Morgan executives and analysts predicted that the bank's three current vice chairmen, Kurt Viermetz, Rodney Wagner, and Roberto Mendoza will remain in their current positions.

Mr. Weatherstone, who turns 65 next November, was not expected to retire until next year. Analysts as well as Morgan executives said they were not surprised by Mr. Warner's nomination but did acknowledge that the timing was earlier than expected.

"It shows they're trying to get an orderly management succession in place and move on to other issues," said Robert Albertson, a banking analyst with Goldman, Sachs & Co.

Mr. Warner, best known at Morgan as "Sandy" after his middle name, Alexander, retains his position as president, leaving no immediate opening for other senior executive changes at the bank.

Born in Cincinnati, Mr.
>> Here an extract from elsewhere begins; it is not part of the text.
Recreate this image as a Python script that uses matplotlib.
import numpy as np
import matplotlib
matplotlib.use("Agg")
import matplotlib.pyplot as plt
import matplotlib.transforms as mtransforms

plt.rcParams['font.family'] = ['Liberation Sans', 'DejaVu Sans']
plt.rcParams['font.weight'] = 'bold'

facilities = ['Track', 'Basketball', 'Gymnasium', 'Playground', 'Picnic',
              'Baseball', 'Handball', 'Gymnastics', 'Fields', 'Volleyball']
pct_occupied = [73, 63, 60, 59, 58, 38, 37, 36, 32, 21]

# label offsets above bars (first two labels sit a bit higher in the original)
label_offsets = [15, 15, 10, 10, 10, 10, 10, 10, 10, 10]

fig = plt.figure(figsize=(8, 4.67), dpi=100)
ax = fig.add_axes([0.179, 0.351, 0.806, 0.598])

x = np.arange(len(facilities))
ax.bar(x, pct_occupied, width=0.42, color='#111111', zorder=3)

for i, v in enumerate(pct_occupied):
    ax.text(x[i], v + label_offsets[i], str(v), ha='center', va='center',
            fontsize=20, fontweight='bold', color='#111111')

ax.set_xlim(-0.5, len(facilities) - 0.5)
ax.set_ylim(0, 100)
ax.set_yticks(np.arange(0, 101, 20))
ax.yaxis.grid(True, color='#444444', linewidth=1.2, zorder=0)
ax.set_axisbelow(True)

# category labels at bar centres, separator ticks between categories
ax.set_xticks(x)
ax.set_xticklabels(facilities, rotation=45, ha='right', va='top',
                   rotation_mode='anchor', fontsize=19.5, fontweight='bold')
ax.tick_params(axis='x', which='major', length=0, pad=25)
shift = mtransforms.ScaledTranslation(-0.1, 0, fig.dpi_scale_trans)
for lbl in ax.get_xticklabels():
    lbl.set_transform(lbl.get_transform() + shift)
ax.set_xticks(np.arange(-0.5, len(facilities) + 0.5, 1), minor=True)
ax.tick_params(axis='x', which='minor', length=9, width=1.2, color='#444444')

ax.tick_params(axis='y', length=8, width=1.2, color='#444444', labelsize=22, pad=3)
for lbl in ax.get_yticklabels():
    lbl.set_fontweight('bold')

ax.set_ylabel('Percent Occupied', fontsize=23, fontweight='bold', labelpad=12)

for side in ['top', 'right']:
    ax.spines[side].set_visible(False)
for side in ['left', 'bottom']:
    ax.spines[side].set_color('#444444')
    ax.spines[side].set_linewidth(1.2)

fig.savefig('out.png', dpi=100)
Warner has spent his entire career at Morgan since graduating from Yale in 1968. He became president of the bank in January 1990.

He has extensive experience in U.S. and international corporate finance, receiving a posting to London in 1983. He became general manager of the London office and Morgan's senior executive in the United Kingdom in 1986.

In 1987 he returned to New York to take charge of North and South American corporate finance and, later that year, of the entire group worldwide.

Mr. Weatherstone has been chairman and chief executive of J.P. Morgan since Jan. 1, 1990, and a member of the company's senior management and board of directors since 1979.

He joined Guaranty Trust Co., which later merged with J.P. Morgan, in 1946 in his native London. He was a foreign exchange trader early in his career before moving into management, rising to deputy general manager of Morgan's London office. He moved to the firm's New York headquarters in 1971. In 1980 he became chairman of Morgan's executive committee and was named president in 1987.